If you get too frustrated, walk away for a little bit and then come back to it.

The first month of spinning is hell. Then one day, it all clicks and you realize you are relaxed and creating yarn!!

OK wow thanks again! I got it to work now! The yarn wasn’t spinning onto the bobbin and now I know why! My only problem now is that the wheel is hard to spin - I have to push it with my hand every time. But that may be because I haven’t rubbed beeswax on my kite string drive band yet. Hopefully that will help it grab the bobbin and whorl.

And thanks for all the advice on actually spinning fiber! Still hasn’t come yet, but now I feel like I won’t totally destroy it when I try it out :slight_smile: Thanks! I will be referring back to this when it comes.

Beeswax on your drive band will help a lot. Also, remove the drive wheel and make sure the axle is free of gunk (WD-40!), then oil it well.

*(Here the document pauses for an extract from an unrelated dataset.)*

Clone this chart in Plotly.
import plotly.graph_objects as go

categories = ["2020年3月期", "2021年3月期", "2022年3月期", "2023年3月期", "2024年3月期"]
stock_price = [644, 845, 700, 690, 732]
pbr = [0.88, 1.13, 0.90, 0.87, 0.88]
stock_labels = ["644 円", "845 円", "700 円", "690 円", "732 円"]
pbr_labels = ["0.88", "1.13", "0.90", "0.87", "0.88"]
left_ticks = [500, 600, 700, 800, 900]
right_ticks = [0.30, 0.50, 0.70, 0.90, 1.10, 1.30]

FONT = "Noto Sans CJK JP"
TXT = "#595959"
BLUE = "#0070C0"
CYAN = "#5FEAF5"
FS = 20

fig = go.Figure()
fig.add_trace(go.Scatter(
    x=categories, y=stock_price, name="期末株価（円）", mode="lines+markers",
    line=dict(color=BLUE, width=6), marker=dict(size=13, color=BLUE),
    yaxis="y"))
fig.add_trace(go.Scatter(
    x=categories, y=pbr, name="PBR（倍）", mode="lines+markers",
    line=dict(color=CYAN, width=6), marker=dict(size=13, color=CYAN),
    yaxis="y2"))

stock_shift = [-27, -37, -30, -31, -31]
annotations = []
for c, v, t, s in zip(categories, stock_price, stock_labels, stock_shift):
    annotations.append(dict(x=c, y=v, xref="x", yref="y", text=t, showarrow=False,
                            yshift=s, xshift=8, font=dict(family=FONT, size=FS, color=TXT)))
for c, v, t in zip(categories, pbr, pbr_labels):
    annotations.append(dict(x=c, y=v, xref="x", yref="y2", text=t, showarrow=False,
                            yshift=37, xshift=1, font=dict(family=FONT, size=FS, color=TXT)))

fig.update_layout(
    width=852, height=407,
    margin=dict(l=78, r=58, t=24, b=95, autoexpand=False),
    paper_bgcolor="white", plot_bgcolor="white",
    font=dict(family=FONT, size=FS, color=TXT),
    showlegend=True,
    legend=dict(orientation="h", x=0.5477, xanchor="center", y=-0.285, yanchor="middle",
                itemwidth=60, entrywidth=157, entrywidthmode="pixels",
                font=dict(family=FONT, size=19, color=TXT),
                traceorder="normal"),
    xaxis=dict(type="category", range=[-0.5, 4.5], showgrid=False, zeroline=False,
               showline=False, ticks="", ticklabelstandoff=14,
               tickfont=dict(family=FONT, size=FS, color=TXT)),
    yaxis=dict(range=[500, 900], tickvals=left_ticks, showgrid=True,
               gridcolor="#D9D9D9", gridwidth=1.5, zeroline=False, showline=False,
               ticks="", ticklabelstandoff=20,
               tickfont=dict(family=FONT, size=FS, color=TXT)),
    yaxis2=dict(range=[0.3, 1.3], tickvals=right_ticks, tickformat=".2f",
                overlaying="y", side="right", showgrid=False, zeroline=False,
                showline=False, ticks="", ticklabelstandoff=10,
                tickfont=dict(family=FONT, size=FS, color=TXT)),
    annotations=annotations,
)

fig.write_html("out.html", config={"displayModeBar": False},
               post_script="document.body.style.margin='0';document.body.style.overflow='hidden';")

I’m looking forward to seeing your first yarns!

Sooo I tried some spinning the other day, and the make shift drive band kept falling off… so we finally put a big knot in it so it would stay… then it broke my bobbin :frowning: But I found a spinning store in my town and they’re gonna help me make one using some cheap material they have. You can see my first yarn at my new blog: http://jewall.weebly.com Enjoy! It’s pretty rustic. :slight_smile:

That is actually a real nice first yarn!

To make it easier to spin, don’t try to draft from the full roving. Split it lengthwise into thinner strips. This helps open up the fiber making it easier to draft.

Make sure you hold your hands far enough apart to allow the fibers to slip past each other when drafting.

You can also totally pre-draft your fiber before you sit at the wheel. This allows you to totally concentrate on the treadling.

Keep it up!!!

:cheering:

Thanks! My goal is to make yarn I can actually knit :slight_smile:

Yeah, there are plenty of things I can do better - thanks for the advice! I think I’ll pre-draft more next time.

You are doing quite well for new yarns … give yourself a couple weeks, you’re a natural spinner!